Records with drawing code

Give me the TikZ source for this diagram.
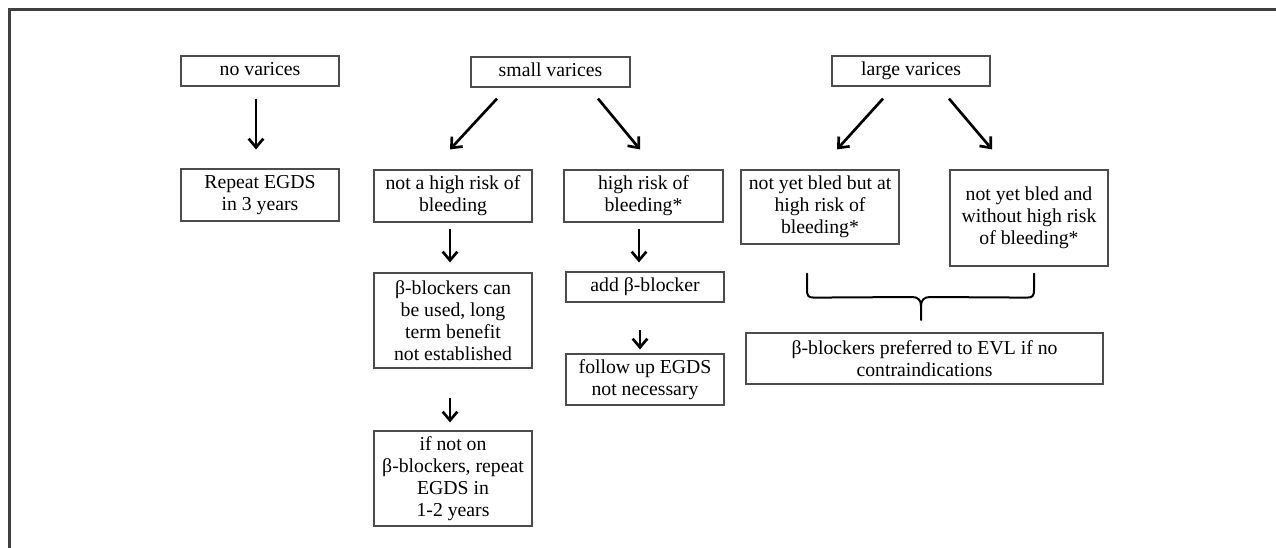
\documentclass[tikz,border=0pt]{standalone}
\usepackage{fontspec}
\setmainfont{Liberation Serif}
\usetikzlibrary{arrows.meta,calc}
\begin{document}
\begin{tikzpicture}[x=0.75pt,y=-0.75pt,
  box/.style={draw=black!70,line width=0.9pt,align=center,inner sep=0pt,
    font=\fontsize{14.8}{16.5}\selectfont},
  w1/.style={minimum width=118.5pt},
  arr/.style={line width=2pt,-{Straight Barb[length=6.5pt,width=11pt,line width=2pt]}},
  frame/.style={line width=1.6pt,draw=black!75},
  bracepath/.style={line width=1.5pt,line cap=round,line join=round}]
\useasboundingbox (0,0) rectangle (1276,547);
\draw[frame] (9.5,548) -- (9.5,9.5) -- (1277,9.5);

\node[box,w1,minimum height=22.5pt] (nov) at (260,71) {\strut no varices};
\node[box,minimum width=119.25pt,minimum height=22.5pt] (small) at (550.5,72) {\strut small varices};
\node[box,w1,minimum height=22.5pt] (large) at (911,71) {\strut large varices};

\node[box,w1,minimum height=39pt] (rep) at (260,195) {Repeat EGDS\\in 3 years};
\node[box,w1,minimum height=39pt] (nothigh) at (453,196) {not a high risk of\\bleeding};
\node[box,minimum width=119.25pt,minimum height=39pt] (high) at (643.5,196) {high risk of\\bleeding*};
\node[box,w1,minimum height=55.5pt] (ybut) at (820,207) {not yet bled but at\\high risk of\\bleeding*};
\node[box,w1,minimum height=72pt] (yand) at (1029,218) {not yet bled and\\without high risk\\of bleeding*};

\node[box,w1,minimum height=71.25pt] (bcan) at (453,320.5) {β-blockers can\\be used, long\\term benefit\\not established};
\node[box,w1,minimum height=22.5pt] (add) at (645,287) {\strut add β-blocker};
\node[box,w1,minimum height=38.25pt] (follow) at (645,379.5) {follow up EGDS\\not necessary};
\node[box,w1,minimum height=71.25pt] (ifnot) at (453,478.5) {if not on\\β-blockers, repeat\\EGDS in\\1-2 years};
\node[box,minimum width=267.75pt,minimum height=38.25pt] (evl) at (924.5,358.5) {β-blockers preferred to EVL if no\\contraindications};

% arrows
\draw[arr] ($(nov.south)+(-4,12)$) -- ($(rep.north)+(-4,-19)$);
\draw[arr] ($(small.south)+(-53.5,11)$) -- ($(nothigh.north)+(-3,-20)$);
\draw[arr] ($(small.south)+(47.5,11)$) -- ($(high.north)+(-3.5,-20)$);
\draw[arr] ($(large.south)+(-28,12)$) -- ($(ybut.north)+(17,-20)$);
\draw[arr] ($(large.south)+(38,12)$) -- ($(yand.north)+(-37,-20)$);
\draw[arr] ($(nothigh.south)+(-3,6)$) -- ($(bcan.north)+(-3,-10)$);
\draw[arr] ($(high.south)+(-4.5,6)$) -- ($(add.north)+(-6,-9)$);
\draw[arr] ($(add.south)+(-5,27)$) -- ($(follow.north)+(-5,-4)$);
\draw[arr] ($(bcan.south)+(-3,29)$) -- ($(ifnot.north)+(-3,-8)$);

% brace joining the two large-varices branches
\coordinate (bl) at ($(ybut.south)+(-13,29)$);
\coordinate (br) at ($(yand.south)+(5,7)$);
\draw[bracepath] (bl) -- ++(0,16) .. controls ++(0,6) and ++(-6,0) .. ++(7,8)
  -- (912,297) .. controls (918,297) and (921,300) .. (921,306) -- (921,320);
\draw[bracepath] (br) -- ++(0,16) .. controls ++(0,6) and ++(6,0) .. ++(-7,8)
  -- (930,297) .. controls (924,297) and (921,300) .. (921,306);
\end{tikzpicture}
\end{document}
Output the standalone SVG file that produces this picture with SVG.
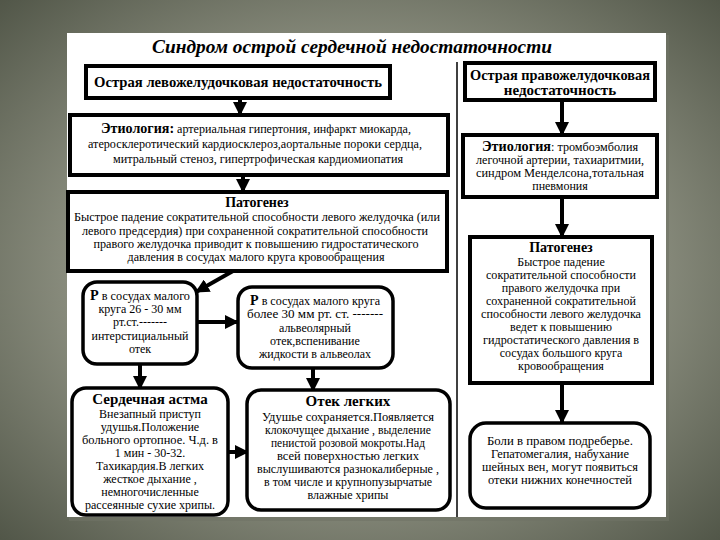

* **Aim**: Only lines belong in the copy: transcribe those from the start of the data through the line that contains "(9.5,9.5) -- (1277,9.5);", and skip the pictures.

* **Complete response**:
Give me the TikZ source for this diagram.
\documentclass[tikz,border=0pt]{standalone}
\usepackage{fontspec}
\setmainfont{Liberation Serif}
\usetikzlibrary{arrows.meta,calc}
\begin{document}
\begin{tikzpicture}[x=0.75pt,y=-0.75pt,
  box/.style={draw=black!70,line width=0.9pt,align=center,inner sep=0pt,
    font=\fontsize{14.8}{16.5}\selectfont},
  w1/.style={minimum width=118.5pt},
  arr/.style={line width=2pt,-{Straight Barb[length=6.5pt,width=11pt,line width=2pt]}},
  frame/.style={line width=1.6pt,draw=black!75},
  bracepath/.style={line width=1.5pt,line cap=round,line join=round}]
\useasboundingbox (0,0) rectangle (1276,547);
\draw[frame] (9.5,548) -- (9.5,9.5) -- (1277,9.5);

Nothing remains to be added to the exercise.